Lord Widdrington, who was impeached at the same time as Lord Derwentwater, was also a connection of hers; and she gives this as a reason she could not go to the State trials, although her Lord presided as Lord High Steward, an appointment which vexed her much. She gives the order of procession, with many servants, and coaches, one with six horses, Garter King at Arms, Usher of the Black Rod, etc. etc. Lady Cowper did not seem to take the same delight in the melancholy pageant as most of the fine world did, for she says, ‘I was told it was customary to have fine liveries on such an occasion, but had them all plain. I think it very wrong to make a parade on such an occasion as putting to death one’s fellow-creatures. The Princess came home much touched with compassion. What a pity that such cruelties should be necessary! My Lord’s speech on pronouncing sentence was commended by every one, but I esteem no one’s commendation like Dr. Clarke’s, who says, “’tis superlatively good, and that it is not possible to add or diminish one letter without hurting it.”’
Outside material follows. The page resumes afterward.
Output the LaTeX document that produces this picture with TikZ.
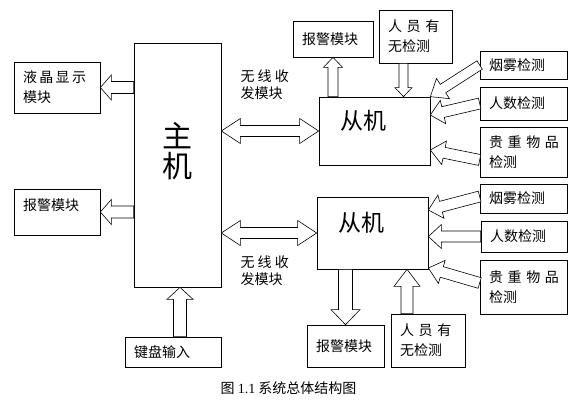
\documentclass[tikz,border=0pt]{standalone}
\usepackage{fontspec}
\setmainfont{Noto Sans CJK SC}
\newfontfamily\serifnum{Liberation Serif}
\usetikzlibrary{calc}

% hollow block arrow: tail, tip, shaft half width, head half width, head length
\newcommand{\fatarrow}[5]{%
  \path ($(#2)!#5!(#1)$) coordinate (fa-h);
  \draw[hollow] ($(#1)!#3!90:(#2)$) -- ($(fa-h)!#3!90:(#2)$) -- ($(fa-h)!#4!90:(#2)$) -- (#2)
    -- ($(fa-h)!#4!-90:(#2)$) -- ($(fa-h)!#3!-90:(#2)$) -- ($(#1)!#3!-90:(#2)$) -- cycle;
}
% hollow block arrow with two heads
\newcommand{\fatdouble}[5]{%
  \path ($(#1)!#5!(#2)$) coordinate (fd-a) ($(#2)!#5!(#1)$) coordinate (fd-b);
  \draw[hollow] (#1) -- ($(fd-a)!#4!90:(#2)$) -- ($(fd-a)!#3!90:(#2)$) -- ($(fd-b)!#3!-90:(#1)$)
    -- ($(fd-b)!#4!-90:(#1)$) -- (#2) -- ($(fd-b)!#4!90:(#1)$) -- ($(fd-b)!#3!90:(#1)$)
    -- ($(fd-a)!#3!-90:(#2)$) -- ($(fd-a)!#4!-90:(#2)$) -- cycle;
}

\begin{document}
\begin{tikzpicture}[x=1pt,y=-1pt,
	box/.style={draw,line width=0.7pt,inner xsep=9pt,inner ysep=0pt,align=left,font=\fontsize{14pt}{20pt}\selectfont},
	hollow/.style={draw,fill=white,line width=0.6pt,line join=miter},
	big/.style={font=\fontsize{#1}{#1+4pt}\selectfont}]
		\useasboundingbox (0,0) rectangle (577,401);
		% host and its modules
		\node [box,big=30pt,align=center,minimum width=87pt,minimum height=244pt,text depth=30pt] (main) at (177.5,165) {主\\机};
		\node [box,text width=68pt,minimum height=51pt] (lcd) at (57,87.5) {液\,晶\,显\,示\\模块};
		\node [box,text width=68pt,minimum height=46pt,text depth=15pt] (alarmL) at (57,212) {报警模块};
		\node [box,text width=78pt,minimum height=30pt] (kbd) at (173,352) {键盘输入};
		% slave 1
		\node [box,big=23pt,text width=69pt,inner xsep=21pt,minimum height=68pt,text depth=22pt] (slave1) at (374.5,131) {从机};
		\node [box,text width=62pt,minimum height=36pt] (alarm1) at (333,39) {报警模块};
		\node [box,text width=55pt,minimum height=53pt] (person1) at (415.5,36.5) {人~员~有\\无检测};
		\node [box,text width=69pt,minimum height=28pt] (smoke1) at (523.5,65) {烟雾检测};
		\node [box,text width=69pt,minimum height=33pt] (count1) at (523.5,103.5) {人数检测};
		\node [box,text width=69pt,minimum height=50pt] (val1) at (523.5,152) {贵~重~物~品\\检测};
		% slave 2
		\node [box,big=23pt,text width=69pt,inner xsep=21pt,minimum height=72pt,text depth=22pt] (slave2) at (372.5,233) {从机};
		\node [box,text width=59pt,minimum height=42pt] (alarm2) at (345.5,346) {报警模块};
		\node [box,text width=56pt,minimum height=53pt] (person2) at (428,340.5) {人~员~有\\无检测};
		\node [box,text width=69pt,minimum height=29pt] (smoke2) at (523.5,198.5) {烟雾检测};
		\node [box,text width=68pt,minimum height=31pt] (count2) at (524,236.5) {人数检测};
		\node [box,text width=69pt,minimum height=54pt] (val2) at (523.5,287) {贵~重~物~品\\检测};
		% radio links
		\node [align=left,anchor=west,font=\fontsize{14pt}{17pt}\selectfont] (radio1) at (237,85) {无~线~收\\发模块};
		\node [align=left,anchor=west,font=\fontsize{14pt}{17pt}\selectfont] (radio2) at (237,271) {无~线~收\\发模块};
		\node [font=\fontsize{14pt}{16pt}\selectfont] (caption) at (288.5,388) {图 {\serifnum 1.1} 系统总体结构图};

		% arrow end points
		\coordinate (lcdT) at (main.west |- lcd.east);
		\coordinate (alarmLT) at (main.west |- alarmL.east);
		\coordinate (kbdT) at ([xshift=7pt]kbd.north);
		\coordinate (kbdH) at (kbdT |- main.south);
		\coordinate (a1T) at (alarm1.south |- slave1.north);
		\coordinate (p1T) at ([xshift=-12pt]person1.south);
		\coordinate (p1H) at (p1T |- slave1.north);
		\coordinate (c1H) at ($(slave1.east)+(0,-16)$);
		\coordinate (v1T) at ($(val1.west)+(0,8)$);
		\coordinate (v1H) at ($(slave1.east)+(0,19)$);
		\coordinate (s2T) at ($(smoke2.west)+(0,-2)$);
		\coordinate (s2H) at ($(slave2.east)+(0,-23)$);
		\coordinate (c2H) at (slave2.east |- count2.west);
		\coordinate (v2T) at ($(val2.west)+(0,-4)$);
		\coordinate (v2H) at ($(slave2.east)+(0,35)$);
		\coordinate (a2T) at (alarm2.north |- slave2.south);
		\coordinate (p2T) at ([xshift=-21pt]person2.north);
		\coordinate (p2H) at (p2T |- slave2.south);
		\coordinate (r1) at (main.east |- slave1.west);
		\coordinate (r2) at (main.east |- slave2.west);

		\fatarrow{lcdT}{lcd.east}{6pt}{12.5pt}{11pt}
		\fatarrow{alarmLT}{alarmL.east}{6pt}{12.5pt}{11pt}
		\fatarrow{kbdT}{kbdH}{6.5pt}{13pt}{12pt}
		\fatarrow{a1T}{alarm1.south}{5pt}{9.5pt}{10pt}
		\fatarrow{p1T}{p1H}{4.5pt}{8.5pt}{9pt}
		\fatarrow{smoke1.west}{slave1.north east}{5pt}{12pt}{15pt}
		\fatarrow{count1.west}{c1H}{5.5pt}{12pt}{13pt}
		\fatarrow{v1T}{v1H}{5.5pt}{12pt}{14pt}
		\fatarrow{s2T}{s2H}{5.5pt}{12pt}{13pt}
		\fatarrow{count2.west}{c2H}{5.5pt}{12pt}{13pt}
		\fatarrow{v2T}{v2H}{5.5pt}{12pt}{14pt}
		\fatarrow{a2T}{alarm2.north}{7pt}{14.5pt}{15pt}
		\fatarrow{p2T}{p2H}{6pt}{13pt}{17pt}
		\fatdouble{r1}{slave1.west}{5.5pt}{12.5pt}{19pt}
		\fatdouble{r2}{slave2.west}{5.5pt}{12.5pt}{19pt}
	\end{tikzpicture}
\end{document}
Many entries in the Diary now speak of Lord Cowper’s continued illness, and how he had again a mind to quit office. His wife, who in spite of all the squabbles and ‘unpleasantness’ she describes, was still in high favour with the Prince and Princess, and was not insensible to the splendour and amusements of a Court life, loved her Lord above all such considerations, and told him she ‘would never oppose anything he had a mind to do,’ and, ‘after arguing calmly on the matter, I offered, if it would be any pleasure done him, to retire with him into the country, and what was more, never to repine at doing so, though it was the greatest sacrifice that could be made him. I believe he will accept.’ But a little while after she says, ‘My Lord is better, and not so much talk of retiring, though I laid it fairly in his way.’
The troublesome Fraülein Schütz seemed to have chosen this time of anxiety to be more importunate than ever about loans of jewels and finery: ‘When she asked me for my diamonds, saying she had less scruple in doing so because I look best in a state of nature, and jewels do not become me! Commend me to the assurance of these foreigners!’
On a similar occasion Lady Cowper makes some very moral reflections, slightly tempered by a dash of pardonable vanity. After an excuse for wearing an emerald necklace, which had been lent her lest she should disoblige her friend, she meant also to wear her own pearls in her hair, though she don’t care one brass farthing for making herself fine, and hopes always to make it her study rather to adorn her mind than to set off a vile body of dust and ashes!
The advice given to Mrs. Collingwood, the wife of one of the Jacobite prisoners, must have shocked the feelings of so loving a wife as Mary Cowper. Mr. Collingwood, a Northumberland gentleman, was under sentence of death, when his wife wrote to an influential friend to intercede in his behalf. Here is the answer: ‘I think you are mad when you talk of saving your husband’s life. Don’t you know you will have £500 a year jointure if he’s hanged, and not a groat if he’s saved? Consider, and let me know. I shall do nothing till then.’ There was no answer to the letter, and Collingwood was executed.